#### SUPPLIED INFORMATION ####
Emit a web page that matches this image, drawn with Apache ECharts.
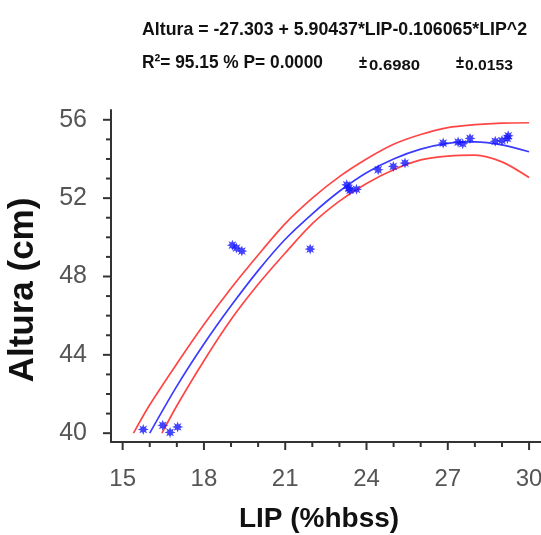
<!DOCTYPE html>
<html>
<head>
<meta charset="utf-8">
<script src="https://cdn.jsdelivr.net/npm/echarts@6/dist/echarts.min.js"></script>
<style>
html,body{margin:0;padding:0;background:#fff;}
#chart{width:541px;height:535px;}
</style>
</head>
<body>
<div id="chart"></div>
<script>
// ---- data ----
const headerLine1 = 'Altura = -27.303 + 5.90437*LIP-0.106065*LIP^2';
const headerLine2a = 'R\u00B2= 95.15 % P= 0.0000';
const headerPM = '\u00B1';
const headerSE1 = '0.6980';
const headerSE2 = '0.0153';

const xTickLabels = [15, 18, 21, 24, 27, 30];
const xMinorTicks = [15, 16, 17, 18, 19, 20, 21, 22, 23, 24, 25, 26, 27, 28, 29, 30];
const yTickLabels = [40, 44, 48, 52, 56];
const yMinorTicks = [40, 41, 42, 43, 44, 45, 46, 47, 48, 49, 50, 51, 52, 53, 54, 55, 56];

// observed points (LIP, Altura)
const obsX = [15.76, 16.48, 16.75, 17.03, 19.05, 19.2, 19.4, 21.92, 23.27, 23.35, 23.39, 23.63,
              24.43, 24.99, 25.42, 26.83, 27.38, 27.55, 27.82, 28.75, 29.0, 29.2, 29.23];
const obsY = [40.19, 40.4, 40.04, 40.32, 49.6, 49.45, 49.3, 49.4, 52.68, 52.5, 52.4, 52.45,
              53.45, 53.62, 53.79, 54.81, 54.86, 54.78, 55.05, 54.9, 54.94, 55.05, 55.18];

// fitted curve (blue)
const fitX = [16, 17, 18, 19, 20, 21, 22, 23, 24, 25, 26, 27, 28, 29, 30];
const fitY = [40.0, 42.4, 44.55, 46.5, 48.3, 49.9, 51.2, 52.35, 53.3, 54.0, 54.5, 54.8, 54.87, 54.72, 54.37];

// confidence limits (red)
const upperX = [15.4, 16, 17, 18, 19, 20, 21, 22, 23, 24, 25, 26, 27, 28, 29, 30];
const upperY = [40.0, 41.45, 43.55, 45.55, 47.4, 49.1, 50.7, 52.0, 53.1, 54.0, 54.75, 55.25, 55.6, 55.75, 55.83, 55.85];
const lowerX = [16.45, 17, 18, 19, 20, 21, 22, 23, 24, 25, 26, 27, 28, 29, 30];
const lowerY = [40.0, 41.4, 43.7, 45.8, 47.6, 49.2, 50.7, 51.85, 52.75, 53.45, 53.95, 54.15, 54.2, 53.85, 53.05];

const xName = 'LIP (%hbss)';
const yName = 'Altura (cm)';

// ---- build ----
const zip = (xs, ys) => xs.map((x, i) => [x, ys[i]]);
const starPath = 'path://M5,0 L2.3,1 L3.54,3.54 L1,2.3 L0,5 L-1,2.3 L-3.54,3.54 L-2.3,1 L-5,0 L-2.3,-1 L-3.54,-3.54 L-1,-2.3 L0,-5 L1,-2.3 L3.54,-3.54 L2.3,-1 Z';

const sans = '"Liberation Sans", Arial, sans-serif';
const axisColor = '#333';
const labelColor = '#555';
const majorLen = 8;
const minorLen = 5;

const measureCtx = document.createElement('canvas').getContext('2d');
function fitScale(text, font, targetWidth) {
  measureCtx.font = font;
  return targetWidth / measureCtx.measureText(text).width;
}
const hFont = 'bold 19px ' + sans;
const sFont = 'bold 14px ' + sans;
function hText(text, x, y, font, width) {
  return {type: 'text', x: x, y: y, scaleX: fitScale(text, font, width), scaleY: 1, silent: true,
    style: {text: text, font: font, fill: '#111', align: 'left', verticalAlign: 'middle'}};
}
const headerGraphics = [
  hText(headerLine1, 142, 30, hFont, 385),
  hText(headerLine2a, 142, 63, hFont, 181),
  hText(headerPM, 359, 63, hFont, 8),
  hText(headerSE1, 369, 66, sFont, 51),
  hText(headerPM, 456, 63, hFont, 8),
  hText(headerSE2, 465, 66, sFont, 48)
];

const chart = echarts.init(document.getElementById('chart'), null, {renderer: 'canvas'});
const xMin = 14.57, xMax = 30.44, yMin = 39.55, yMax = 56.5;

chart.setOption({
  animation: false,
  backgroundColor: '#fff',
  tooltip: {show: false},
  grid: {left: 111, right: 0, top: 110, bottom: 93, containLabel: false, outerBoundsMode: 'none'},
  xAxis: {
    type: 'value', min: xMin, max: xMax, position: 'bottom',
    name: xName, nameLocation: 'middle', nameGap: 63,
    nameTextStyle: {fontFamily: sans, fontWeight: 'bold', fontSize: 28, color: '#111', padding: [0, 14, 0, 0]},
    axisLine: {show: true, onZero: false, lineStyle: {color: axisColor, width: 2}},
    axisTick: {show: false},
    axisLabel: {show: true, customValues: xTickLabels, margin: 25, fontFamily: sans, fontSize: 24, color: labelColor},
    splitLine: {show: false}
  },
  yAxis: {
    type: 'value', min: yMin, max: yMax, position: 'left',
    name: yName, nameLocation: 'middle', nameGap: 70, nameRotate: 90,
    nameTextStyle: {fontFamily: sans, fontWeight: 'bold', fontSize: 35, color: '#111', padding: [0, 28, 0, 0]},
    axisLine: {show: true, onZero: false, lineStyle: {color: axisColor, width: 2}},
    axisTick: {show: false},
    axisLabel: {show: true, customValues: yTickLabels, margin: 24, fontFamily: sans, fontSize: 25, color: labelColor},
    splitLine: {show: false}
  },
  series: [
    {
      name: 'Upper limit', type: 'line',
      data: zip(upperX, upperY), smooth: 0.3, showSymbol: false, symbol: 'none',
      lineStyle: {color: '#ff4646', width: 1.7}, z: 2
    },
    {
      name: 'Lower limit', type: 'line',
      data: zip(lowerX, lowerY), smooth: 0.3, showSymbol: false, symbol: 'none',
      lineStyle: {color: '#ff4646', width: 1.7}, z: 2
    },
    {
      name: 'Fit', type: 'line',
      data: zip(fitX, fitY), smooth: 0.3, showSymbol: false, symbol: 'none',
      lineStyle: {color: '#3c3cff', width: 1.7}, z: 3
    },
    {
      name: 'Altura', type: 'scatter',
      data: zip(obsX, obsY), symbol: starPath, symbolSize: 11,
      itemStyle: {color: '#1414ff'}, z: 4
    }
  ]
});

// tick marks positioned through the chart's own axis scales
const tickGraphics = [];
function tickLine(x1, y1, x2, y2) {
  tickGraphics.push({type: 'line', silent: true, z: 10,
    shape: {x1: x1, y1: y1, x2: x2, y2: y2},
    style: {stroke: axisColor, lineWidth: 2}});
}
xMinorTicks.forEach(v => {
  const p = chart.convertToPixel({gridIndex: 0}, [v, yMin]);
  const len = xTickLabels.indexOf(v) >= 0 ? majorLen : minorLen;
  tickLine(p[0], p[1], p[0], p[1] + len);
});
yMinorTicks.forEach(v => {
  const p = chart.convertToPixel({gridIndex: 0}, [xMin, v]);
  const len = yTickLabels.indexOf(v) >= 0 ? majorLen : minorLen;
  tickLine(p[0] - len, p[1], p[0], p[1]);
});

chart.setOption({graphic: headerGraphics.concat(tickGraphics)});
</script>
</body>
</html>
####
AIM
Print the whole listing above once more, word for word, without its pictures.

THE OUTPUT
Emit a web page that matches this image, drawn with Apache ECharts.
<!DOCTYPE html>
<html>
<head>
<meta charset="utf-8">
<script src="https://cdn.jsdelivr.net/npm/echarts@6/dist/echarts.min.js"></script>
<style>
html,body{margin:0;padding:0;background:#fff;}
#chart{width:541px;height:535px;}
</style>
</head>
<body>
<div id="chart"></div>
<script>
// ---- data ----
const headerLine1 = 'Altura = -27.303 + 5.90437*LIP-0.106065*LIP^2';
const headerLine2a = 'R\u00B2= 95.15 % P= 0.0000';
const headerPM = '\u00B1';
const headerSE1 = '0.6980';
const headerSE2 = '0.0153';

const xTickLabels = [15, 18, 21, 24, 27, 30];
const xMinorTicks = [15, 16, 17, 18, 19, 20, 21, 22, 23, 24, 25, 26, 27, 28, 29, 30];
const yTickLabels = [40, 44, 48, 52, 56];
const yMinorTicks = [40, 41, 42, 43, 44, 45, 46, 47, 48, 49, 50, 51, 52, 53, 54, 55, 56];

// observed points (LIP, Altura)
const obsX = [15.76, 16.48, 16.75, 17.03, 19.05, 19.2, 19.4, 21.92, 23.27, 23.35, 23.39, 23.63,
              24.43, 24.99, 25.42, 26.83, 27.38, 27.55, 27.82, 28.75, 29.0, 29.2, 29.23];
const obsY = [40.19, 40.4, 40.04, 40.32, 49.6, 49.45, 49.3, 49.4, 52.68, 52.5, 52.4, 52.45,
              53.45, 53.62, 53.79, 54.81, 54.86, 54.78, 55.05, 54.9, 54.94, 55.05, 55.18];

// fitted curve (blue)
const fitX = [16, 17, 18, 19, 20, 21, 22, 23, 24, 25, 26, 27, 28, 29, 30];
const fitY = [40.0, 42.4, 44.55, 46.5, 48.3, 49.9, 51.2, 52.35, 53.3, 54.0, 54.5, 54.8, 54.87, 54.72, 54.37];

// confidence limits (red)
const upperX = [15.4, 16, 17, 18, 19, 20, 21, 22, 23, 24, 25, 26, 27, 28, 29, 30];
const upperY = [40.0, 41.45, 43.55, 45.55, 47.4, 49.1, 50.7, 52.0, 53.1, 54.0, 54.75, 55.25, 55.6, 55.75, 55.83, 55.85];
const lowerX = [16.45, 17, 18, 19, 20, 21, 22, 23, 24, 25, 26, 27, 28, 29, 30];
const lowerY = [40.0, 41.4, 43.7, 45.8, 47.6, 49.2, 50.7, 51.85, 52.75, 53.45, 53.95, 54.15, 54.2, 53.85, 53.05];

const xName = 'LIP (%hbss)';
const yName = 'Altura (cm)';

// ---- build ----
const zip = (xs, ys) => xs.map((x, i) => [x, ys[i]]);
const starPath = 'path://M5,0 L2.3,1 L3.54,3.54 L1,2.3 L0,5 L-1,2.3 L-3.54,3.54 L-2.3,1 L-5,0 L-2.3,-1 L-3.54,-3.54 L-1,-2.3 L0,-5 L1,-2.3 L3.54,-3.54 L2.3,-1 Z';

const sans = '"Liberation Sans", Arial, sans-serif';
const axisColor = '#333';
const labelColor = '#555';
const majorLen = 8;
const minorLen = 5;

const measureCtx = document.createElement('canvas').getContext('2d');
function fitScale(text, font, targetWidth) {
  measureCtx.font = font;
  return targetWidth / measureCtx.measureText(text).width;
}
const hFont = 'bold 19px ' + sans;
const sFont = 'bold 14px ' + sans;
function hText(text, x, y, font, width) {
  return {type: 'text', x: x, y: y, scaleX: fitScale(text, font, width), scaleY: 1, silent: true,
    style: {text: text, font: font, fill: '#111', align: 'left', verticalAlign: 'middle'}};
}
const headerGraphics = [
  hText(headerLine1, 142, 30, hFont, 385),
  hText(headerLine2a, 142, 63, hFont, 181),
  hText(headerPM, 359, 63, hFont, 8),
  hText(headerSE1, 369, 66, sFont, 51),
  hText(headerPM, 456, 63, hFont, 8),
  hText(headerSE2, 465, 66, sFont, 48)
];

const chart = echarts.init(document.getElementById('chart'), null, {renderer: 'canvas'});
const xMin = 14.57, xMax = 30.44, yMin = 39.55, yMax = 56.5;

chart.setOption({
  animation: false,
  backgroundColor: '#fff',
  tooltip: {show: false},
  grid: {left: 111, right: 0, top: 110, bottom: 93, containLabel: false, outerBoundsMode: 'none'},
  xAxis: {
    type: 'value', min: xMin, max: xMax, position: 'bottom',
    name: xName, nameLocation: 'middle', nameGap: 63,
    nameTextStyle: {fontFamily: sans, fontWeight: 'bold', fontSize: 28, color: '#111', padding: [0, 14, 0, 0]},
    axisLine: {show: true, onZero: false, lineStyle: {color: axisColor, width: 2}},
    axisTick: {show: false},
    axisLabel: {show: true, customValues: xTickLabels, margin: 25, fontFamily: sans, fontSize: 24, color: labelColor},
    splitLine: {show: false}
  },
  yAxis: {
    type: 'value', min: yMin, max: yMax, position: 'left',
    name: yName, nameLocation: 'middle', nameGap: 70, nameRotate: 90,
    nameTextStyle: {fontFamily: sans, fontWeight: 'bold', fontSize: 35, color: '#111', padding: [0, 28, 0, 0]},
    axisLine: {show: true, onZero: false, lineStyle: {color: axisColor, width: 2}},
    axisTick: {show: false},
    axisLabel: {show: true, customValues: yTickLabels, margin: 24, fontFamily: sans, fontSize: 25, color: labelColor},
    splitLine: {show: false}
  },
  series: [
    {
      name: 'Upper limit', type: 'line',
      data: zip(upperX, upperY), smooth: 0.3, showSymbol: false, symbol: 'none',
      lineStyle: {color: '#ff4646', width: 1.7}, z: 2
    },
    {
      name: 'Lower limit', type: 'line',
      data: zip(lowerX, lowerY), smooth: 0.3, showSymbol: false, symbol: 'none',
      lineStyle: {color: '#ff4646', width: 1.7}, z: 2
    },
    {
      name: 'Fit', type: 'line',
      data: zip(fitX, fitY), smooth: 0.3, showSymbol: false, symbol: 'none',
      lineStyle: {color: '#3c3cff', width: 1.7}, z: 3
    },
    {
      name: 'Altura', type: 'scatter',
      data: zip(obsX, obsY), symbol: starPath, symbolSize: 11,
      itemStyle: {color: '#1414ff'}, z: 4
    }
  ]
});

// tick marks positioned through the chart's own axis scales
const tickGraphics = [];
function tickLine(x1, y1, x2, y2) {
  tickGraphics.push({type: 'line', silent: true, z: 10,
    shape: {x1: x1, y1: y1, x2: x2, y2: y2},
    style: {stroke: axisColor, lineWidth: 2}});
}
xMinorTicks.forEach(v => {
  const p = chart.convertToPixel({gridIndex: 0}, [v, yMin]);
  const len = xTickLabels.indexOf(v) >= 0 ? majorLen : minorLen;
  tickLine(p[0], p[1], p[0], p[1] + len);
});
yMinorTicks.forEach(v => {
  const p = chart.convertToPixel({gridIndex: 0}, [xMin, v]);
  const len = yTickLabels.indexOf(v) >= 0 ? majorLen : minorLen;
  tickLine(p[0] - len, p[1], p[0], p[1]);
});

chart.setOption({graphic: headerGraphics.concat(tickGraphics)});
</script>
</body>
</html>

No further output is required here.